Scaling of building affected plume rise and dispersion in water channels and wind tunnels—Revisit of an old problem

Abstract

The high cost and site-specific results of field experiments have made water channels and wind tunnels important tools for the investigation of urban air quality. However, the applicability of laboratory studies depends on the correct scaling of the dominant physical properties. Simulation of the urban dispersion problems in laboratory facilities requires correct scaling of mean flow, plume rise, and turbulence governed plume spread. In this paper, a method for scaling the urban dispersion parameters in water channels and wind tunnels is presented.

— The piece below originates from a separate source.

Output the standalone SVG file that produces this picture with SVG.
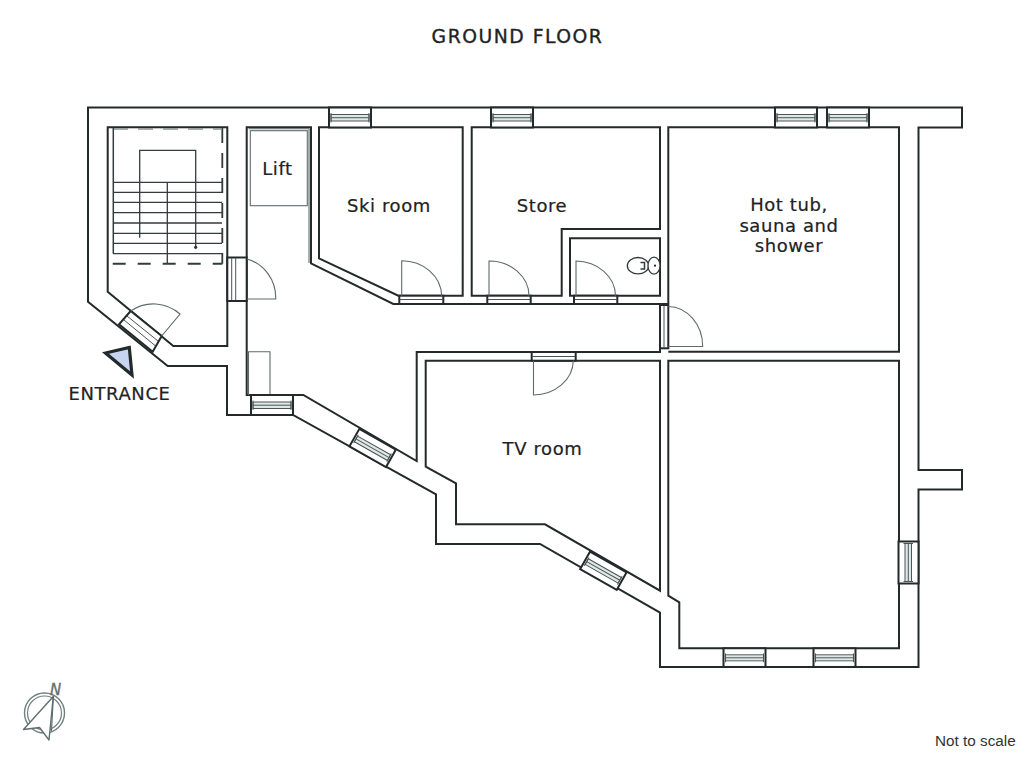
<svg xmlns="http://www.w3.org/2000/svg" width="1030" height="771" viewBox="0 0 1030 771">
<style>
.w{fill:none;stroke:#222a2a;stroke-width:2;stroke-linejoin:miter}
.t{fill:none;stroke:#5f6b6b;stroke-width:1.1}
.s{fill:none;stroke:#333c3c;stroke-width:1.3}
.l{font-family:"DejaVu Sans",sans-serif;font-size:18px;fill:#222;stroke:#222;stroke-width:.2;text-anchor:middle;letter-spacing:.6px}
.wf{fill:#fff;stroke:#222a2a;stroke-width:2}
.wi{fill:#dfe8e6;stroke:#4a5555;stroke-width:1}
.wb{fill:none;stroke:#4a5555;stroke-width:1}
.df{fill:#fff;stroke:#222a2a;stroke-width:2}
</style>
<defs>
<g id="win">
<rect class="wf" x="0" y="0" width="42" height="20"/>
<rect class="wi" x="2" y="7" width="38" height="6.5"/>
<path class="wb" d="M2 5.500V15M40 5.500V15M2 10.200H40"/>
</g>
</defs>
<rect width="1030" height="771" fill="#fff"/>
<text x="517.500" y="42.500" style="font-family:'DejaVu Sans',sans-serif;font-size:18.800px;fill:#222;stroke:#222;stroke-width:.35;text-anchor:middle;letter-spacing:1.500px">GROUND FLOOR</text>

<g id="walls">
<path class="w" d="M88 107.500H962V127.500H918.500V470H962V489.500H918.500V667H660V612.700L540 544H436V494.300L293 415H227V366H167.700L88 301.700Z"/>
<path class="w" id="stair-room" d="M107.700 127.300H227.300V346H173.300L107.700 291.700Z"/>
<path class="w" id="corridor" d="M668.300 304H393.300L311 263.300V127.300H246.700V395H303.300L416.700 461V352H660V304"/>
<path class="w" id="ski-room" d="M319 127.300H462.700V295.700H398.300L319 258.300Z"/>
<path class="w" id="store" d="M471.700 127.300H660V229H561.700V295.700H471.700Z"/>
<path class="w" id="wc" d="M570 238.300H660V295.700H570Z"/>
<path class="w" id="hot-tub" d="M668.300 304V127.300H899V351.700H668.300"/>
<path class="w" id="tv-room" d="M425.700 360.700H660V590.700L545 524.300H456V483.300L425.700 466.700Z"/>
<path class="w" id="big-room" d="M668.300 360.700H899V648.300H679.300V602.300L668.300 595.700Z"/>
</g>

<g id="stairs">
<path d="M112.700 263.700H222.300" fill="none" stroke="#333c3c" stroke-width="2" stroke-dasharray="13 12"/>
<path d="M222.300 128V263.700" fill="none" stroke="#333c3c" stroke-width="1.800" stroke-dasharray="15 10"/>
<path d="M113 129H222" fill="none" stroke="#8a9494" stroke-width="1.300" stroke-dasharray="15 10"/>
<path d="M113.300 128V253.700" fill="none" stroke="#333c3c" stroke-width="1.500"/>
<path class="s" d="M113 182.300H222M113 192.300H222M113 202.300H222M113 212.700H222M113 223H222M113 233.300H222M113 243.300H222M113 253.700H222"/>
<path class="s" d="M139.700 237.700V150.300H195.700V247.300M167.300 182.300V263.700"/>
<circle cx="195.700" cy="247.300" r="1.600" fill="#333"/>
</g>

<g id="lift">
<rect class="t" x="250.300" y="130.700" width="57" height="75"/>
<path class="t" d="M248.500 395V351.700H270V395"/>
<path class="t" d="M248.700 128.800H309V263"/>
</g>

<g id="windows">
<use href="#win" x="329" y="107.500"/>
<use href="#win" x="491" y="107.500"/>
<use href="#win" x="775" y="107.500"/>
<use href="#win" x="827" y="107.500"/>
<use href="#win" transform="translate(723.500 648.300) scale(1 .93)"/>
<use href="#win" transform="translate(813.500 648.300) scale(1 .93)"/>
<use href="#win" x="251" y="395"/>
<use href="#win" transform="translate(918.500 541.500) rotate(90)"/>
<use href="#win" transform="translate(359.300 429) rotate(29.500)"/>
<use href="#win" transform="translate(590 551.700) rotate(29.500)"/>
</g>

<g id="doors">
<g id="door-entrance">
<path class="df" d="M130.700 311L161.700 336L152.700 351.700L119 324.300Z"/>
<path class="wb" d="M127 316L158 341M124 320L155 345.500"/>
<path class="t" d="M161.700 336L180 314A40 40 0 0 0 130.700 311"/>
</g>
<g id="door-stairs">
<rect class="df" x="227.300" y="257.500" width="19.400" height="43.500"/>
<path class="wb" d="M231.700 258V300M235.700 258V300"/>
<path class="t" d="M247 259A39 40 0 0 1 275.700 299H247"/>
</g>
<g id="door-ski">
<rect class="df" x="399.300" y="295.700" width="44" height="8.300"/>
<path class="wb" d="M400 299.500H443"/>
<path class="t" d="M401.700 295.700V260.700A40 36 0 0 1 441.700 295.700"/>
</g>
<g id="door-store">
<rect class="df" x="487.300" y="295.700" width="43.400" height="8.300"/>
<path class="wb" d="M488 299.500H530"/>
<path class="t" d="M489 295.700V261A40 35 0 0 1 529 295.700"/>
</g>
<g id="door-wc">
<rect class="df" x="574" y="295.700" width="43.300" height="8.300"/>
<path class="wb" d="M575 299.500H617"/>
<path class="t" d="M576 295.700V261A40 35 0 0 1 615.500 295.700"/>
</g>
<g id="door-hot-tub">
<rect class="df" x="660" y="305" width="8.300" height="43.300"/>
<path class="wb" d="M664 306V348"/>
<path class="t" d="M668.300 306.500A35 40 0 0 1 702.700 346.500H668.300"/>
</g>
<g id="door-tv">
<rect class="df" x="531.700" y="352" width="44" height="8.700"/>
<path class="wb" d="M532 356.500H575"/>
<path class="t" d="M533.500 360.700V395A40 35 0 0 0 573.300 360.700"/>
</g>
</g>

<g id="toilet">
<ellipse class="s" cx="638" cy="265.700" rx="10.700" ry="8.200"/>
<ellipse cx="654" cy="265.700" rx="6" ry="8.500" fill="#fff" stroke="#333c3c" stroke-width="1.300"/>
<path d="M640.500 262.500H644.500V269H640.500" fill="none" stroke="#333c3c" stroke-width="1.500"/>
<circle cx="655" cy="265.700" r="1.100" fill="#222"/>
</g>

<g id="entrance-marker">
<path d="M105.500 353L129.300 347.500L132 375Z" fill="#c8d5f0" stroke="#222a2a" stroke-width="3.200" stroke-linejoin="miter"/>
</g>

<g id="labels">
<text class="l" x="277.500" y="174.500">Lift</text>
<text class="l" x="389" y="212">Ski room</text>
<text class="l" x="542" y="212">Store</text>
<text class="l" x="789" y="211">Hot tub,</text>
<text class="l" x="789" y="231.500">sauna and</text>
<text class="l" x="789" y="252">shower</text>
<text class="l" x="542.500" y="455">TV room</text>
<text class="l" x="119.500" y="400">ENTRANCE</text>
<text x="935" y="745.700" style="font-family:'Liberation Sans',sans-serif;font-size:15.300px;fill:#333">Not to scale</text>
</g>

<g id="north-arrow">
<circle cx="44.500" cy="713" r="20" fill="none" stroke="#71817f" stroke-width="1.400"/>
<circle cx="44.500" cy="713" r="17" fill="none" stroke="#71817f" stroke-width="1.200"/>
<path d="M53.300 696.500L49 740L39.500 727.500L23.500 729.500Z" fill="#fff" stroke="#5f706e" stroke-width="1.400" stroke-linejoin="round"/>
<path d="M53.300 696.500L51.500 731" fill="none" stroke="#5f706e" stroke-width="1.200"/>
<text x="50" y="694.500" style="font-family:'DejaVu Sans',sans-serif;font-size:15px;font-style:italic;fill:#5f706e;stroke:#5f706e;stroke-width:.3">N</text>
</g>
</svg>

This method has been previously proposed and studied for the plume rise from isolated stacks; however, it has not been evaluated for cases of plume rise affected by surrounding buildings. Water channel experiments show that plume rise associated with relatively low-level buoyant sources in urban areas is highly affected by the complex flows induced by surrounding buildings, an effect which current plume rise models are not able to accurately reproduce. Based on these experiments, a new method for calculating the plume rise in urban areas, which accounts for the effect of surrounding buildings, is developed. The similarity of flow and plume rise, by matching the densimetric Froude number and relaxing initial density condition at the source, enables correct scaling of the concentration measurements from the laboratory to the field through the non-dimensional Gaussian dispersion model. This technique allows us to investigate the dispersion of buoyant emissions from low-level sources in urban areas through water channel or wind tunnel simulations. The sensitivity of this scaling technique under specific urban conditions is investigated.